** Short exercise **
Search the material for the word "React" and report each line where it turns up.
○ ○ ○
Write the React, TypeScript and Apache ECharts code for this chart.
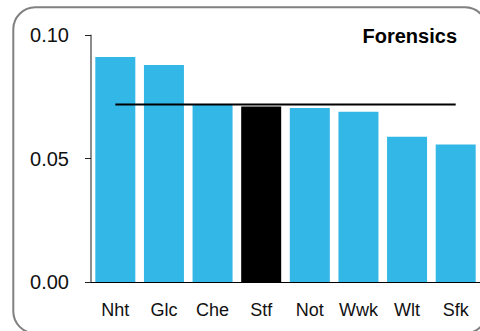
import React, { useEffect, useRef } from "react";
import * as echarts from "echarts";

const categories = ["Nht", "Glc", "Che", "Stf", "Not", "Wwk", "Wlt", "Sfk"];
const values = [0.0912, 0.088, 0.0717, 0.0711, 0.0705, 0.069, 0.0589, 0.0557];
const highlighted = "Stf";
const referenceValue = 0.072;
const yTicks = { min: 0, max: 0.1, interval: 0.05 };
const title = "Forensics";

export default function App() {
  const ref = useRef<HTMLDivElement>(null);
  useEffect(() => {
    if (!ref.current) return;
    const chart = echarts.init(ref.current, null, { renderer: "svg" });
    const font = "'Liberation Sans', Arial, sans-serif";
    chart.setOption({
      animation: false,
      grid: { left: 91, top: 35.3, width: 392, bottom: 49, containLabel: false },
      graphic: [
        {
          type: "rect",
          shape: { x: 13.3, y: 7.3, width: 473.7, height: 326, r: 22 },
          style: { fill: "none", stroke: "#808080", lineWidth: 2 },
          z: 0,
        },
        {
          type: "text",
          x: 457,
          y: 35.5,
          style: {
            text: title,
            font: `bold 20px ${font}`,
            fill: "#000",
            textAlign: "right",
            textVerticalAlign: "middle",
          },
          z: 10,
        },
      ],
      xAxis: {
        type: "category",
        data: categories,
        axisLine: { lineStyle: { color: "#000", width: 1 } },
        axisTick: { show: false },
        axisLabel: { color: "#111", fontSize: 18, fontFamily: font, margin: 19, interval: 0 },
      },
      yAxis: {
        type: "value",
        min: yTicks.min,
        max: yTicks.max,
        interval: yTicks.interval,
        splitLine: { show: false },
        axisLine: { show: true, lineStyle: { color: "#666", width: 1.5 } },
        axisTick: { show: true, length: 6, lineStyle: { color: "#222" } },
        axisLabel: {
          color: "#111",
          fontSize: 20,
          fontFamily: font,
          margin: 22,
          formatter: (v: number) => v.toFixed(2),
        },
      },
      series: [
        {
          type: "bar",
          barWidth: 40,
          data: values.map((v, i) => ({
            value: v,
            itemStyle: { color: categories[i] === highlighted ? "#000" : "#33B7E7" },
          })),
        },
        {
          type: "line",
          data: categories.map(() => referenceValue),
          symbol: "none",
          lineStyle: { color: "#000", width: 2 },
          z: 5,
        },
      ],
    });
    return () => chart.dispose();
  }, []);
  return (
    <div
      ref={ref}
      style={{ position: "fixed", left: 0, top: 0, width: 480, height: 331, background: "#fff" }}
    />
  );
}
○ ○ ○
** Complete response **
Write the React, TypeScript and Apache ECharts code for this chart.
import React, { useEffect, useRef } from "react";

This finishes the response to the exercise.